Trevino and City Manager Sheryl Sculley are the city representatives on the Alamo Management Committee, which is also made up of representatives from the Texas General Land Office and Alamo Endowment Board.
Preservation Design Partnership, or PDP, has been hired to help develop the master plan for the Alamo.
In the works for seven months now, the plan also includes shutting down traffic on Alamo Street from Houston Street to Market Street and on Crockett Street from the Menger Hotel to Losoya Street.
The project would create a more structured entrance for Alamo visitors.
"We need to create some logic and order," said George Skarmeas with PDP. "People get in and out from all different directions. They have no sense of place. They come in from the north, the west (and) the south."
Moving the Cenotaph several blocks south of the Alamo is also part of the plan.

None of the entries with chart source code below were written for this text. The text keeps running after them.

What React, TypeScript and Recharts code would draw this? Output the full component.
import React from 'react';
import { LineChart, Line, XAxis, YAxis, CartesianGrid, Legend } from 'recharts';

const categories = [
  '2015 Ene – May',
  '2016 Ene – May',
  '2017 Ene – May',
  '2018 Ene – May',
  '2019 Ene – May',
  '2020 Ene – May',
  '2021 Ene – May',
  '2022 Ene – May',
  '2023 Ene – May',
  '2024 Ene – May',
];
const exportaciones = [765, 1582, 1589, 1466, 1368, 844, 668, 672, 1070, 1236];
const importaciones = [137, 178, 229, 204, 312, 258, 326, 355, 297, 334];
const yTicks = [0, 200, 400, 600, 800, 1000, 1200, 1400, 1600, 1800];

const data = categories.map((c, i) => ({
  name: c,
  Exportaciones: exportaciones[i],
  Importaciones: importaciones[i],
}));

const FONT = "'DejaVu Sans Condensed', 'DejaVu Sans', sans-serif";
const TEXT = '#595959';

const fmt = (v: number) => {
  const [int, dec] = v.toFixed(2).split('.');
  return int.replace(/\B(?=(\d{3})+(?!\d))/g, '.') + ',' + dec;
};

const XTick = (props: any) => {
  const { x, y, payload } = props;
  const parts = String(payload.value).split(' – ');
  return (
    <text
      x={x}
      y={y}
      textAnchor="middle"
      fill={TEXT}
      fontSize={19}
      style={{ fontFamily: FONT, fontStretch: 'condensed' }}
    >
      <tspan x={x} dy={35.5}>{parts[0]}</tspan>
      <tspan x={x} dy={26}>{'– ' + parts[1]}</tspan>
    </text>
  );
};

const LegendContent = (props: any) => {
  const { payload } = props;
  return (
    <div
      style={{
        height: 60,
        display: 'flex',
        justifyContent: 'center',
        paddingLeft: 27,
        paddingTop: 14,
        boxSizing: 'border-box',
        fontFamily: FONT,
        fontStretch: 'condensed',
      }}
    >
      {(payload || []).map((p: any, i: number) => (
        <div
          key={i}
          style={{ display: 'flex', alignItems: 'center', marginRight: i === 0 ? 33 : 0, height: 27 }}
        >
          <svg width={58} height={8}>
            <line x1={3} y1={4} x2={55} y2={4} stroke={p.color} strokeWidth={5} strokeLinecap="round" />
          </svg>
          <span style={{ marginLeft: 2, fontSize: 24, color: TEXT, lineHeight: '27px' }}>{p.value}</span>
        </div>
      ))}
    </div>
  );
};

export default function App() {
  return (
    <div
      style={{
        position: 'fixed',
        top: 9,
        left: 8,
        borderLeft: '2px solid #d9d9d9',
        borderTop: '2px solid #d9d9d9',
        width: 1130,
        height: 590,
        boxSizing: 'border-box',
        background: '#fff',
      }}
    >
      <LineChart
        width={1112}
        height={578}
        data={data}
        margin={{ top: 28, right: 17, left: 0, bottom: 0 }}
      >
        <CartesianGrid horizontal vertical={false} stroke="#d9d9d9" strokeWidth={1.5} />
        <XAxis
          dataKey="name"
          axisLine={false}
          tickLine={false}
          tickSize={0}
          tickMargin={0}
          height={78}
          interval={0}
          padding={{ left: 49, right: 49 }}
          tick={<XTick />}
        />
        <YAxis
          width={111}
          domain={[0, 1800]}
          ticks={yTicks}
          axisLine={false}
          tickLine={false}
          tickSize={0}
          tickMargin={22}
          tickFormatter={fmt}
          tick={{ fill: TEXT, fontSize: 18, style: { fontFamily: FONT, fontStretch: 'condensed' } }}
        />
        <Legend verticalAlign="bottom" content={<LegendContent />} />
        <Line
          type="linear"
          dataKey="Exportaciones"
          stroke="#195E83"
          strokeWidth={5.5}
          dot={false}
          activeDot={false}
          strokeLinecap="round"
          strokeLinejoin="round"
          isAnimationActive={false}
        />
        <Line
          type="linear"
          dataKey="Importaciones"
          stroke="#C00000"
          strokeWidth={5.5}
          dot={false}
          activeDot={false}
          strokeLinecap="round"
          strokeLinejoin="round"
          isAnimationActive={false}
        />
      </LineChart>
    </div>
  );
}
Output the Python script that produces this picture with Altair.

The Cenotaph marks the site where the remains of defenders of the Alamo were burned.
The project also aims to restore and preserve the nearly 300-year-old building.
"Simply put, the building is deteriorating before our very eyes," Skarmeas said.
One modern-day accommodation challenging the Alamo's structure: air conditioning.
Skarmeas said it’s forcing moisture through the building in a pattern that would not naturally occur.
It's just one of the challenges facing the preservation of the building.
"It's important for the city because it's important for how we're seen as treating a national treasure," Trevino said.
The Alamo area master plan is expected to be complete in May, but implementing the project could take the better part of a decade.
In 2015, the state contributed $31 million to the plan and will ask for another $75 million in the upcoming legislature.
The city included $16 million for the redevelopment in last year's budget and will ask voters to approve another $22 million in the 2017 bond election.
The project is estimated to cost between $200 million and $300 million over the next 10 years and will largely be funded by private donors, said Sculley.